Cinq femmes chinoises
Il y a Xiu, la férue de
gymnastique, gymnastique qu'elle garde en elle comme un petit bout perdu de son enfance. Daxia, sa fille, celle qui veut fabriquer "des abris pour y nicher des hommes, les arracher à la
bouillasse" et qui devient pour cela architecte. Mei, la meilleure amie de Daxia, la "fashion victim", celle qui veut vivre "tout de suite au mieux avant de mourir, pourir". Fang,
la riche épouse, l'homosexuelle, dans un pays où cette différence est sévèrement réprimée et punie ; et Baoying, belle-soeur de Fang, fascinée par la cuisine, marquée par la rudesse de son
destin...
Pourtant, dans ces vies-là, on avance. On ne s'appesantit pas. A Pékin, Shanghaï, Hong-Kong...

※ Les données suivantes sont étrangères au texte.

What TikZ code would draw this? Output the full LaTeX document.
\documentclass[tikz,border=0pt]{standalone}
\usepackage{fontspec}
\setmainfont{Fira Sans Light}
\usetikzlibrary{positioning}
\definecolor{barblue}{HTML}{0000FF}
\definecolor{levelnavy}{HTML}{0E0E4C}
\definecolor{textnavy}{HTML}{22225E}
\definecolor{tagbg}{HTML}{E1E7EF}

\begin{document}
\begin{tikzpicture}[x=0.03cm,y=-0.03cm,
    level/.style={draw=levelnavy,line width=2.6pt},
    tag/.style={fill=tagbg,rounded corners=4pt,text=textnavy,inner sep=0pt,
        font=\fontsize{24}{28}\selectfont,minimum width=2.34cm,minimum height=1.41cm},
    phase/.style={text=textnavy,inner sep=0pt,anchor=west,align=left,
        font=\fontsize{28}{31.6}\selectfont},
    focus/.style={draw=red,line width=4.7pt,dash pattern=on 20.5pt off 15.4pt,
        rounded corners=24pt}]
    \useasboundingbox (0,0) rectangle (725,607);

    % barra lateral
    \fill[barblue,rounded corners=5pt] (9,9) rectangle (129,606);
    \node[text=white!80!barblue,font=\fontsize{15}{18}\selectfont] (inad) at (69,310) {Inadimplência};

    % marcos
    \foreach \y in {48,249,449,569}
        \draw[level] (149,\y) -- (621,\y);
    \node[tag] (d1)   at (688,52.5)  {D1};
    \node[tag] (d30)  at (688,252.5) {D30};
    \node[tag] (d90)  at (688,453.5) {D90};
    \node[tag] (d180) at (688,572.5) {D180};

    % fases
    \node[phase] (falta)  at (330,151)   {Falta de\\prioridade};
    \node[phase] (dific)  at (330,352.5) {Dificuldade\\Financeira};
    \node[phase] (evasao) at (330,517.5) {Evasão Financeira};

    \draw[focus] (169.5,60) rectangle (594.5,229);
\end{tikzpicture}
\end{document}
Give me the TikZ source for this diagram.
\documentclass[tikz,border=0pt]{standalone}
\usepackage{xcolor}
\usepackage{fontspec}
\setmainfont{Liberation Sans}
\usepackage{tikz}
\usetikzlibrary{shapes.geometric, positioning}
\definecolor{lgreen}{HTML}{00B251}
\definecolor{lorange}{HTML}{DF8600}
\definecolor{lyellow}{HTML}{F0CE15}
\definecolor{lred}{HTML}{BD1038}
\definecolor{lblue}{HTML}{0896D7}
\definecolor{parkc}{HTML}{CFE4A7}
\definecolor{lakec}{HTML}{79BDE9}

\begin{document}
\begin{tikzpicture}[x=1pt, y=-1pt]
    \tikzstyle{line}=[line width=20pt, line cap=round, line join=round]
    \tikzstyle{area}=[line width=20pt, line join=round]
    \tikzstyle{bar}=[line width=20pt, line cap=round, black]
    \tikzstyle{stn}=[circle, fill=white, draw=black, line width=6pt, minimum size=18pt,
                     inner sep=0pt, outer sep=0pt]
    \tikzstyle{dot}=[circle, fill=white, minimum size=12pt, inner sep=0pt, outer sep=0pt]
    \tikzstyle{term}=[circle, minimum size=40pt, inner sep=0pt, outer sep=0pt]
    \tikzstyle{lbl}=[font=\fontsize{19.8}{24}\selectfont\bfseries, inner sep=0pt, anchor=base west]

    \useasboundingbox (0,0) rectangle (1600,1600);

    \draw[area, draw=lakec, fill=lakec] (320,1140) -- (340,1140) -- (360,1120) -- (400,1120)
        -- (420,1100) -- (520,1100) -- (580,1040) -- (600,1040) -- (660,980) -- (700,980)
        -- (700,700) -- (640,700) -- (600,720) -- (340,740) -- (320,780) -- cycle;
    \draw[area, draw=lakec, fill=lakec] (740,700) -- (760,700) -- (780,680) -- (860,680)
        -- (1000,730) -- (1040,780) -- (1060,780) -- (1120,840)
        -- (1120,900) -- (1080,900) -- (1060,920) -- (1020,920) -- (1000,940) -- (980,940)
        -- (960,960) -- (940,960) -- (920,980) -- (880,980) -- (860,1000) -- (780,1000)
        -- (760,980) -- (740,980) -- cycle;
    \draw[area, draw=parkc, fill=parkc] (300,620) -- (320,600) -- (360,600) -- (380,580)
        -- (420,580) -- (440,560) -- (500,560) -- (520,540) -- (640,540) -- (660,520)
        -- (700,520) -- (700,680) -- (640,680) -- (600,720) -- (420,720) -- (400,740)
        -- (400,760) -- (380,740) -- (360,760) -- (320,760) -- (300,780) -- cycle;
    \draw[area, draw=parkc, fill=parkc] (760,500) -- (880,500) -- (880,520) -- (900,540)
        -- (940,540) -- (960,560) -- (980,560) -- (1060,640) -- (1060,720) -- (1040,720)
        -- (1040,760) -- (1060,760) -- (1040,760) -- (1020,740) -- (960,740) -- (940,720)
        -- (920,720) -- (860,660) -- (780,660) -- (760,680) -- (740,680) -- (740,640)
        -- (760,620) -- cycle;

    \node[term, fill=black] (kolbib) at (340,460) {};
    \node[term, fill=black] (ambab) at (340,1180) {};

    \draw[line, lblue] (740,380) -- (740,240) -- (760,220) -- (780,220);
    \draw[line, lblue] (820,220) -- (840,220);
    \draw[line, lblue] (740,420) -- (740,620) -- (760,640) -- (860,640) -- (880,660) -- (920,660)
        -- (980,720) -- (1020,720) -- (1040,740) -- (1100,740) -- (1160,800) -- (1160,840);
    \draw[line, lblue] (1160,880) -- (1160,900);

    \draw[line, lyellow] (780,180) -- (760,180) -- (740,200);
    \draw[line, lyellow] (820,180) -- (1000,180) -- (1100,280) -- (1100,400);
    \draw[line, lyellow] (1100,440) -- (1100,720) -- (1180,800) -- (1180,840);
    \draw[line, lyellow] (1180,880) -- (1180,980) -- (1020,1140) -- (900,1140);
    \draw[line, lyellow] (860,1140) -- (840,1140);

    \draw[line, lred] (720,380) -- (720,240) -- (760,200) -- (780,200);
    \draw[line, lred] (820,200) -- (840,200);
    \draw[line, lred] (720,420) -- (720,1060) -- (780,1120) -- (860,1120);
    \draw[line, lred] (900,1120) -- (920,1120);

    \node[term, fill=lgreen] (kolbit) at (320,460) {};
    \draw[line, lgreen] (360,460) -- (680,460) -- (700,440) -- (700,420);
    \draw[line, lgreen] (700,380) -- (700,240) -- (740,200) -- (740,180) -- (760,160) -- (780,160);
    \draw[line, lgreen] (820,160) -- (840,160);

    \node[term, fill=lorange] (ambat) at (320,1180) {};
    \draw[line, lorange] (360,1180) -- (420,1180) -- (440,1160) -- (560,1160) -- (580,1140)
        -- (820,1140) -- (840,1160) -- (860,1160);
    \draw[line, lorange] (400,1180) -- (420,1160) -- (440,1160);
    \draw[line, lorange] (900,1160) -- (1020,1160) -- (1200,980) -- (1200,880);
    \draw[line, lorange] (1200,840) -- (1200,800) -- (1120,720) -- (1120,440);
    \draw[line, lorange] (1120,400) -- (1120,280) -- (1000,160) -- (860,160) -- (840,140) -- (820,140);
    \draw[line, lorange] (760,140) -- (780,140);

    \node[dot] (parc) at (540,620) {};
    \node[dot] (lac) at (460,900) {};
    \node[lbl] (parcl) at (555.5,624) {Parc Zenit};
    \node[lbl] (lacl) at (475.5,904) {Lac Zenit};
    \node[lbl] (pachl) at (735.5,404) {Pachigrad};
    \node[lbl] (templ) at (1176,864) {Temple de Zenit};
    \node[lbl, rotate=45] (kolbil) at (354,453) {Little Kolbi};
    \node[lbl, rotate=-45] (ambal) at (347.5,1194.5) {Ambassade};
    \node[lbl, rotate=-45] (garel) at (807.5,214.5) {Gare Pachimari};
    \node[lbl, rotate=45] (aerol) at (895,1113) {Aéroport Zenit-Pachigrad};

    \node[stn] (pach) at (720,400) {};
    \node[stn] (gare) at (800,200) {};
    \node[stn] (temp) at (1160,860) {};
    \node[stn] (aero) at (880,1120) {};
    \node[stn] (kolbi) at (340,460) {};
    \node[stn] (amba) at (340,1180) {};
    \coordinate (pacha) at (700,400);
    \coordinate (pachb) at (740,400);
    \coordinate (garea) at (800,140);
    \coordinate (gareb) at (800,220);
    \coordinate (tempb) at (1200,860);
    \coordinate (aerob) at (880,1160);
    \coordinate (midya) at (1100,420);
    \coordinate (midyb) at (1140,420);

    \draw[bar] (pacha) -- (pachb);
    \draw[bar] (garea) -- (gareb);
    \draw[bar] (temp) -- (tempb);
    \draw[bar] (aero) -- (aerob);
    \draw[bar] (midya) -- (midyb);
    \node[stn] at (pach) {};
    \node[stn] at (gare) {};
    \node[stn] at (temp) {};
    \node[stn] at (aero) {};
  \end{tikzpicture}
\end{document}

A l'image, assez belle, de Fang qui contemple le monde derrière la vitre de son appartement au 41ème étage de la grande ville, Chantal Pelletier déroule, en accéléré, à nous en donner le vertige, le cours de ces cinq vies. Des vies emprisonnées dans un héritage familial, souvent vécu comme un fardeau qu'on porte et qu'il faut rejetter pour s'extraire, emprisonnées par l'histoire de la Chine.
Les drames sont forts, mais on passe : on est troublés par ce mode narratif qui nous entraine très vite d'un événement à l'autre, via des phrases courtes, des enchainements d'actions incessants, comme si les événements n'avaient pas de conséquences morales, mentales, psychologiques (la rédemption, le pardon, l'oubli, le deuil, la culpabilité semblent ne pas exister). Finalement, le paysage est le seul qui s'humanise parfois, mais dans l'outrance, le choc, la brutalité. Le paysage est animal monstrueux, qui broie, écrase. Ca aussi, il faut faire avec. L'humain est à sa toute petite place, toute petite, celle où il maîtrise si peu, bien loin d'une forme d'arrogance occidentale, où l'on a l'illusion qu'on peut tout maîtriser, décider. Dans ces vies chinoises, tout bascule sans avertissement, et il n'y a d'autre choix n'est autre que de courber le dos et d'avancer encore. Ces femmes sont des combattantes de la vie. Où le sentiment n'a que très peu sa place.
Un récit froid, glacé, à l'image de ces visages de porcelaine de femmes chinoises ; un récit vertigineux, écrit sans fioriture, assez proche de ce qu'on imagine de l'état d'esprit chinois : celui
de la nécessité.
. Cinq femmes chinoises, Chantal Pelletier, éd. Joëlle Losfeld. Janvier 2013. Chantal Pelletier sera présente au salon Etonnants Voyageurs à Saint-Malo du 18 au 20 mai.